There really is no ‘I’ in rugby.  No single performance, no lone celebrations to be applauded and spotlighted.  Yes of course all people have good days and bad days and some play better than others, but the teams that are the most successful are those that play – win or lose – together, as a squad.  Take a look at England’s performance yesterday!  Yes the media have rubbished it and the Scottish have played down their own inadequacies by trying to highlight England’s, but just look at the video again.  See the union in the English team, when one mistake is made all the players rally round that person, when someone works well and hard, it is accepted as a whole team effort.  There was no showboating, gloating, playing to the crowds, just hard honest graft and the result to show for it.  Ugly rugby people call it?  I still think, even with messy play like that it’s the most beautiful game to watch.

The old saying is that football is a gentleman’s sport played by hooligans and rugby is a hooligan’s sport played by gentlemen and this is the description that will always define rugby for me.  But the thing that has always grabbed me about rugby and appealed ever since I began to understand the difference between the rugby players and the footballers, is the attitude.  This carries forward from the minis and right up to the adult teams but it is in the junior rugby it will be most apparent.  In those players of years to come and the most susceptible age range for making decisions that affects their entire futures.  These rugby boys who play are mid-pubescent, emotional, erratic, hormonal and discovering themselves all at the same time.  And as a hobby on a Sunday morning they chose to ruck hard and fast in the mud, scrum close and personal in another teams body heat and run into players twice their weight and height with a joy and fearlessness no other sport has seen.  These boys are taught from touch to contact not only about how to behave on the pitch, but valuable lessons for all aspects of life.  Respect for authority (even if you don’t like it), support for your teammates (because showboating doesn’t win you prizes – or friends), not to take yourself too seriously (because clubhouse banter will knock that right out of you) and to know there are people who would put their body on the line for you and the team, just as you would for them.

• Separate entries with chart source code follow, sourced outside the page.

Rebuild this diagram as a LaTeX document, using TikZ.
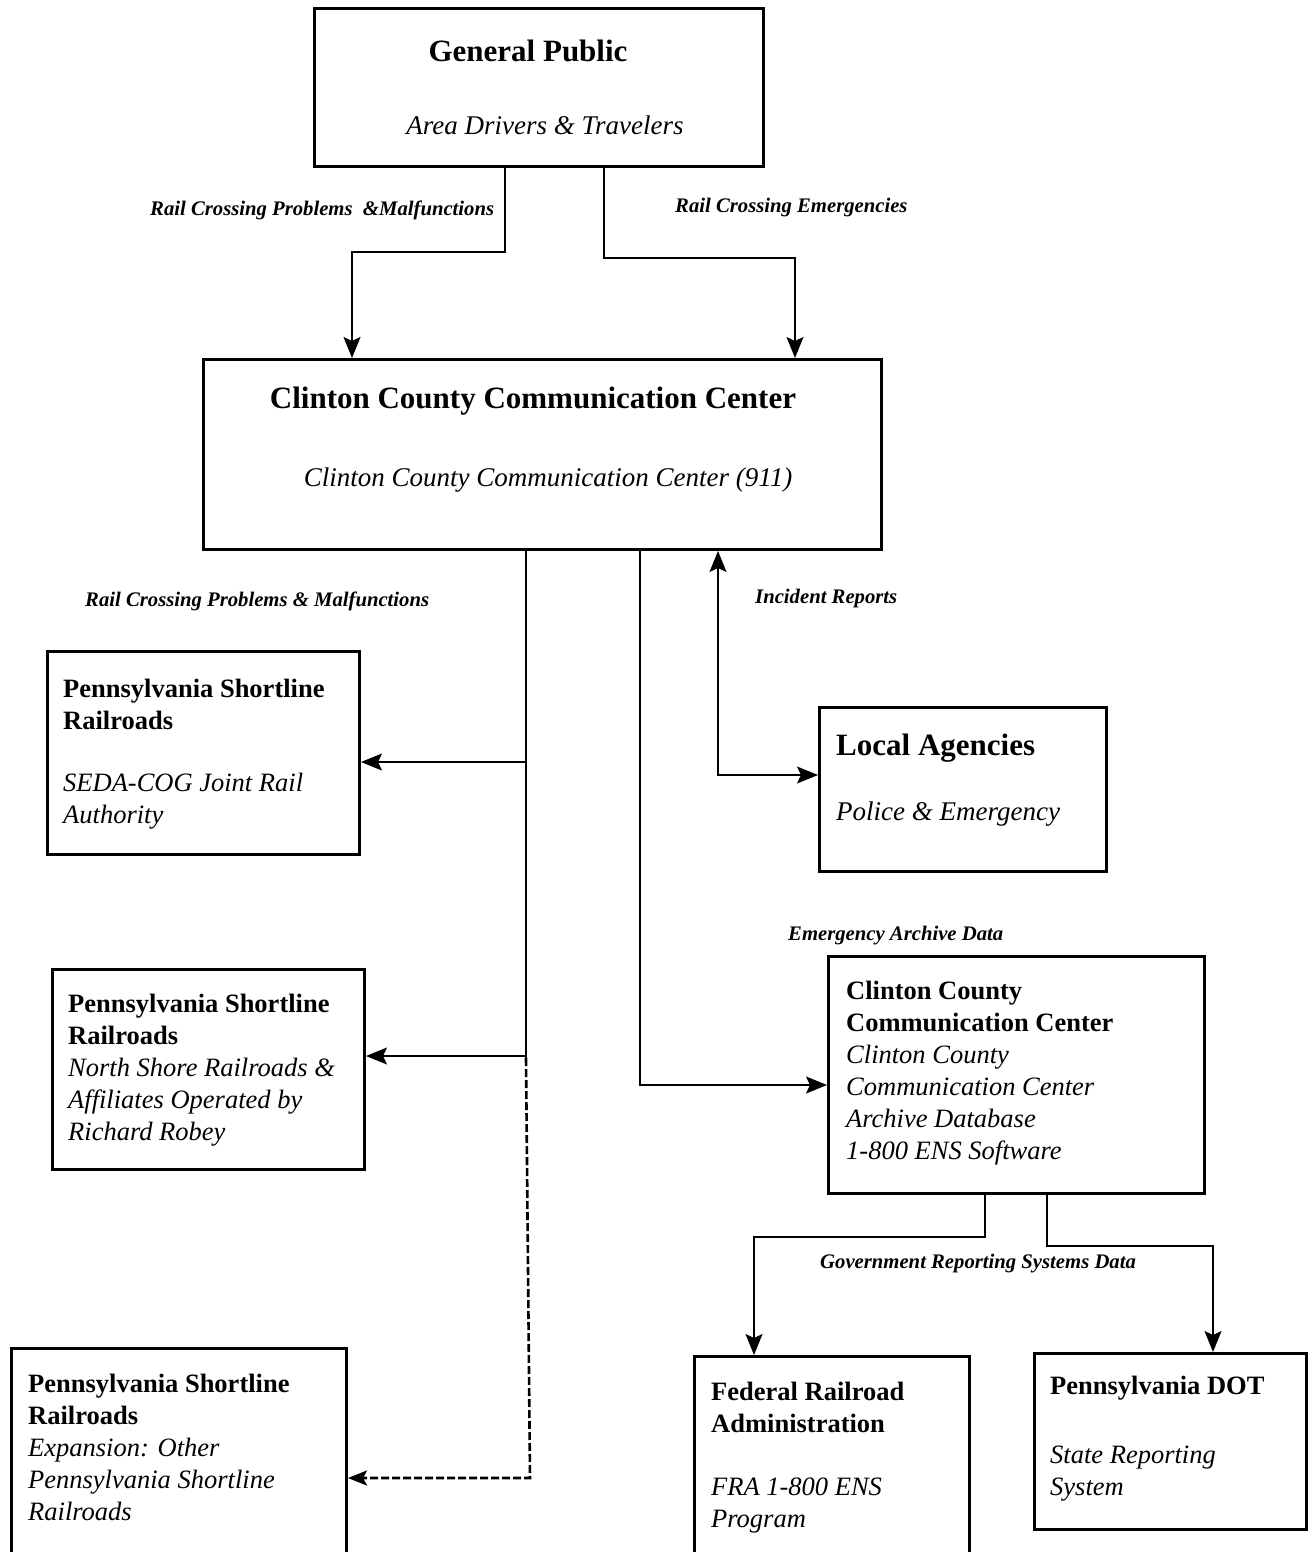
\documentclass[tikz,border=0pt]{standalone}
\usepackage{fontspec}
\setmainfont{Liberation Serif}
\usetikzlibrary{arrows.meta, positioning}

\tikzset{
  box/.style={draw, line width=3pt, anchor=north west, inner sep=0pt},
  title/.style={anchor=base, inner sep=0pt, font=\fontsize{31}{36}\selectfont\bfseries},
  subtitle/.style={anchor=base, inner sep=0pt, font=\fontsize{27}{32}\selectfont\itshape},
  txt/.style={anchor=north west, inner sep=0pt, align=left, font=\fontsize{26.5}{32}\selectfont},
  lbl/.style={anchor=west, inner sep=0pt, font=\fontsize{20.7}{24}\selectfont\bfseries\itshape},
  tip/.style={-{Stealth[length=21pt,width=17pt,inset=4pt]}},
  link/.style={line width=1.3pt, tip},
  twoway/.style={line width=1.3pt, {Stealth[length=21pt,width=17pt,inset=4pt]}-{Stealth[length=21pt,width=17pt,inset=4pt]}},
  future/.style={line width=2.6pt, dash pattern=on 8pt off 3pt, -{Stealth[length=19pt,width=15pt,inset=4pt]}},
}
\newcommand{\firstline}{\rule{0pt}{20pt}}

\begin{document}
\begin{tikzpicture}[x=1pt, y=-1pt]
    \useasboundingbox (0,0) rectangle (1313,1552);

    % boxes
    \node[box, minimum width=449pt, minimum height=158pt] (public) at (313,7) {};
    \node[box, minimum width=678pt, minimum height=190pt] (center) at (202,358) {};
    \node[box, minimum width=312pt, minimum height=203pt] (seda) at (46,650) {};
    \node[box, minimum width=287pt, minimum height=164pt] (local) at (818,706) {};
    \node[box, minimum width=312pt, minimum height=200pt] (north shore) at (51,968) {};
    \node[box, minimum width=376pt, minimum height=237pt] (archive) at (827,955) {};
    \node[box, minimum width=335pt, minimum height=215pt] (expansion) at (10,1347) {};
    \node[box, minimum width=275pt, minimum height=210pt] (fra) at (693,1355) {};
    \node[box, minimum width=272pt, minimum height=176pt] (dot) at (1033,1352) {};

    % box texts
    \node[title] (public title) at (528,62) {General Public};
    \node[subtitle] (public sub) at (545,135) {Area Drivers \& Travelers};
    \node[title] (center title) at (533,408) {Clinton County Communication Center};
    \node[subtitle] (center sub) at (548,486) {Clinton County Communication Center (911)};
    \node[txt] (seda text) at (63,677) {\firstline\textbf{Pennsylvania Shortline}\\\textbf{Railroads}\\[30pt]\textit{SEDA-COG Joint Rail}\\\textit{Authority}};
    \node[title, anchor=base west] (local title) at (836,755) {Local Agencies};
    \node[subtitle, anchor=base west] (local sub) at (836,820) {Police \& Emergency};
    \node[txt] (north shore text) at (68,992) {\firstline\textbf{Pennsylvania Shortline}\\\textbf{Railroads}\\\textit{North Shore Railroads \&}\\\textit{Affiliates Operated by}\\\textit{Richard Robey}};
    \node[txt] (archive text) at (846,979) {\firstline\textbf{Clinton County}\\\textbf{Communication Center}\\\textit{Clinton County}\\\textit{Communication Center}\\\textit{Archive Database}\\\textit{1-800 ENS Software}};
    \node[txt] (expansion text) at (28,1372) {\firstline\textbf{Pennsylvania Shortline}\\\textbf{Railroads}\\\textit{Expansion: Other}\\\textit{Pennsylvania Shortline}\\\textit{Railroads}};
    \node[txt] (fra text) at (711,1380) {\firstline\textbf{Federal Railroad}\\\textbf{Administration}\\[31pt]\textit{FRA 1-800 ENS}\\\textit{Program}};
    \node[txt] (dot text) at (1050,1374) {\firstline\textbf{Pennsylvania DOT}\\[37pt]\textit{State Reporting}\\\textit{System}};

    % connector labels
    \node[lbl] (problems up) at (150,210) {Rail Crossing Problems \ \&Malfunctions};
    \node[lbl] (emergencies) at (675,208) {Rail Crossing Emergencies};
    \node[lbl] (problems down) at (85,601) {Rail Crossing Problems \& Malfunctions};
    \node[lbl] (incidents) at (755,599) {Incident Reports};
    \node[lbl] (archive data) at (788,936) {Emergency Archive Data};
    \node[lbl] (reporting) at (820,1264) {Government Reporting Systems Data};

    % connectors
    \draw[link] (public.south -| 505,0) -- (505,252) -- (352,252) -- (center.north -| 352,0);
    \draw[link] (public.south -| 604,0) -- (604,258) -- (795,258) -- (center.north -| 795,0);

    \coordinate (trunk end) at (526,1058);
    \draw[line width=1.3pt] (center.south -| 526,0) -- (trunk end);
    \draw[link] (526,762) -- (seda.east |- 0,762);
    \draw[link] (526,1056) -- (north shore.east |- 0,1056);
    \draw[future] (trunk end) -- (530,1478) -- (expansion.east |- 0,1478);

    \draw[twoway] (center.south -| 718,0) -- (718,775) -- (local.west |- 0,775);
    \draw[link] (center.south -| 640,0) -- (640,1085) -- (archive.west |- 0,1085);

    \draw[link] (archive.south -| 985,0) -- (985,1237) -- (754,1237) -- (fra.north -| 754,0);
    \draw[link] (archive.south -| 1047,0) -- (1047,1246) -- (1213,1246) -- (dot.north -| 1213,0);
\end{tikzpicture}
\end{document}
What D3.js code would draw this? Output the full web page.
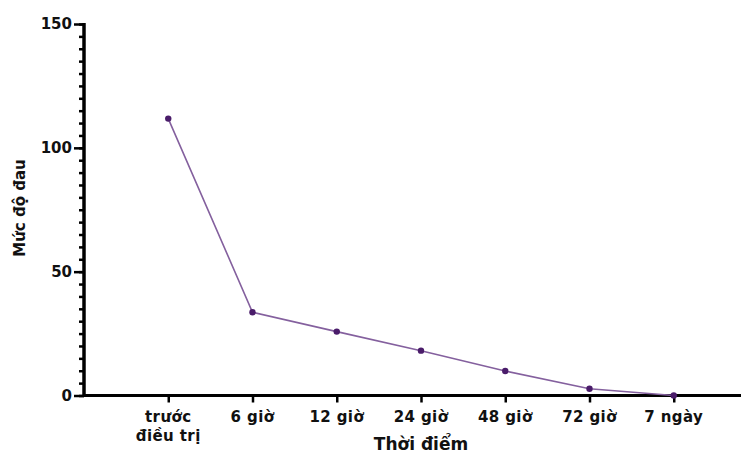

Rugby could never be just a sport and be as big as it is.  It seeps into countries you would have expected to shun it and is played in the places you would least expect it.  It joins people together and brings a sense of belonging to millions.  And all the while it teaches and moulds us for life’s games and field’s of play.  There is a certain pride that being a rugby fan brings that no other sport can match and it is the feeling of being a part of something great; a feeling I wouldn’t trade for all the transfer fees in all the world.

A hooligan’s sport played by gentlemen?  Just remember; we’re all living proof of the future of that.